Lenten message:  Make your hearts firm:  “Where is your brother?” – Parishes and Communities (part 3 of 4):  What we said about the Church also applies to parishes and communities:  do they enable us to experience being part of one body, one that receives and shares what God wants to give, one that cares for its weakest, poorest, most insignificant members, or do we fail to see the Lazarus sitting among us?  To receive what God gives us and to make it bear fruit, we need to press beyond the boundaries of the visible Church in two ways:
  • Unite in prayer with the Church in heaven:  Our prayers establish a communion of service and goodness that reaches up to God.  With the saints, we're part of the communion that conquers indifference with love.  The Church in heaven is not triumphant because she turned her back on suffering and rejoiced in isolation; the saints triumphed over indifference, hardness of heart, and hatred through Jesus’ death and resurrection.  Until this victory of love penetrates the whole world, the saints continue to accompany us on our pilgrim way.  The joy in heaven remains incomplete as long as someone cries out in pain:  “I won't remain idle in heaven; I want to keep working for the Church and for souls” (St. Therese).  We share in the saints' merits and joy, even as they share our struggles and longing for peace; their joy gives us strength as we strive to overcome our indifference and hardness of heart.
  • Go out and be engaged in life, especially with the poor and those far away:  The Church is missionary, not self-enclosed; her mission is to witness to the One who wants to draw everyone to the Father, to bring them a love that can't remain silent.  We follow Jesus Christ along the paths to the ends of the earth.  Each neighbor is a brother or sister for whom Christ died and rose.  What we've received, we've received for them too, and all they have is a gift for the Church and all humanity.
May all places where the Church is present, especially parishes and communities, become islands of mercy in the midst of the sea of indifference!

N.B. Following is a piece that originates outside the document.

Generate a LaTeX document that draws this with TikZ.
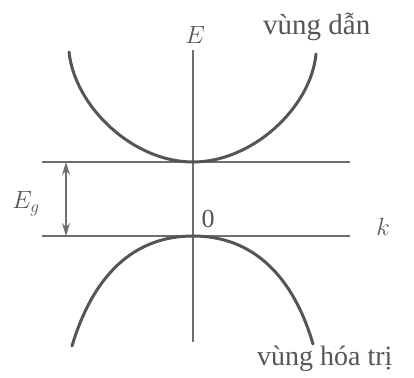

    Bride and groom (gospel)
  • Is 58:1-9a  On your fast day you quarrel and carry out your own pursuits, but the fast I want is releasing those bound unjustly, freeing the oppressed, sharing your bread, sheltering the homeless, clothing the naked, and caring for your own.  Then you'll have light, healing, and vindication, and God will answer you.
  • Ps 51:3-6ab, 18-19  "A heart contrite and humbled, O God, you will not spurn."  Have mercy on me.
  • Mt 9:14-15  John's disciples / Jesus:  “Why do we and the Pharisees fast, but not your disciples?” / “Wedding guests can't mourn while the groom is among them, but when he's taken away, they'll fast.
    • Creighton:  As Lent proceeds, we're tempted to lose commitment to our prayer, fasting, and almsgiving plans, and protest self-denial.  Our sacrifice should include doing justice and charity.
    • One Bread One Body:  "Pulling a fast one":  Fasting is not a matter of quantity but obedience.  Lenten fasting is intentional imitation of Christ who fasted in the desert; we seek union with him and growth in our relationship.  Our Lenten Friday abstinence from meat expresses our unity and encourages us to persevere and to focus on unity with Jesus and Catholics. "Fast so as to make your voice heard on high!"
    • Passionist:  To fast, we might cut down on food, drink, entertainment, and curb our temper, quick judgment, sharp criticism, and other unGodly behaviors.  But that's just a start:  penitential acts are to open us to others' needs.  Lord, transform our hearts, make us attentive and responsive to people and ready to receive your overwhelming love.
    • DailyScripture.net:  Hunger for God and fasting go hand in hand.  God takes delight in us as a groom in his bride.  For disciples there's a time for rejoicing and a time to seek God with humility and fasting.  If we hunger for God, he'll satisfy.  Fasting can help free us from bad habits or addictions, share in others' suffering, and grow in our hunger for God.  St. Basil: "True fasting is to refrain from vice.  Shred all your unjust contracts.  Pardon your neighbors."  Do I hunger to know God more and live the life of grace he offers?